The records of Steinbeck’s life are neither few nor sparse, but his advice is sound for any biographer. Steinbeck’s work, read in chronological order of composition, shows his growth as a writer and as a man; his letters were especially important to this biography, as was his journalism.
The part Steinbeck played in his times is a matter of public record, and the newspaper and magazine accounts of Steinbeck still make fascinating reading.
Formal biographies consulted include the following:
Professor Jackson J. Benson’s The True Adventures of John Steinbeck, Writer (New York: The Viking Press, 1984). This is among the largest and most comprehensive accounts ever written of the life of a novelist. In more than one thousand pages, Professor Benson displays a stunning range of research, along with an idiosyncratic but effective approach to organization. Wisely in a biography of such length, Professor Benson employs a relaxed and in some places almost colloquial style. His biography deals in far greater length than was available here with the years of frustration Steinbeck experienced after the completion of East of Eden. Throughout the biography, Professor Benson reveals his deep sympathy for Steinbeck. In those places where his interpretation is arguable, Benson’s clear thinking and careful consideration impose the same demands upon dissenters. This book will prove invaluable to all readers of Steinbeck, as well as irreplaceable for all subsequent biographers.

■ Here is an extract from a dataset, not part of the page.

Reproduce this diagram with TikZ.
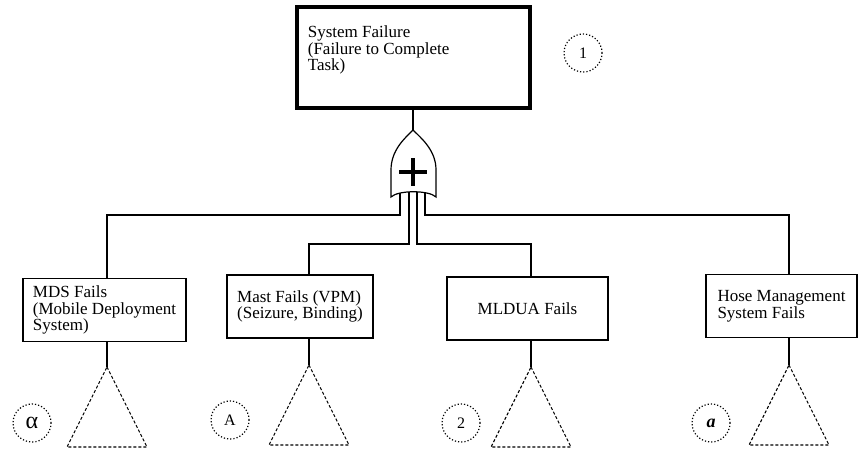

A far shorter and less trustworthy guide is Thomas Kiernan’s The Intricate Music: A Biography of John Steinbeck (Boston: Little, Brown and Company, 1979). Kiernan begins his book by relaying the disappointment he felt upon meeting Steinbeck in the 1950s. That disappointment is mirrored in Kiernan’s account of Steinbeck’s career. Kiernan toes the academic line pretty carefully, presenting most of Steinbeck’s works after The Grapes of Wrath as failures. The Intricate Music is even more brief in its treatment of the final sixteen years of Steinbeck’s life than is the present biography.
Richard Astro’s John Steinbeck and Edward F. Ricketts: The Shaping of a Novelist (Minneapolis: The University of Minnesota Press, 1973) is perhaps as much critical study as biography, but because of the special focus of the work, I include it in this section of the references. The book is a thorough and intelligent examination of the relationship between Steinbeck and Ricketts and is filled with fascinating material about Ricketts’s extraordinary life.
Equally specialized is Thomas Fensch’s Steinbeck and Covici: The Story of a Friendship (Middlebury, Vermont: Paul S. Eriksson, 1979). Fensch draws upon a great deal of correspondence to produce a close look at the relationship between Steinbeck and his editor. This brief volume offers insight not only into Steinbeck and Covici, but also into the nature of American publishing during the years in which John Steinbeck was one of the industry’s great stars.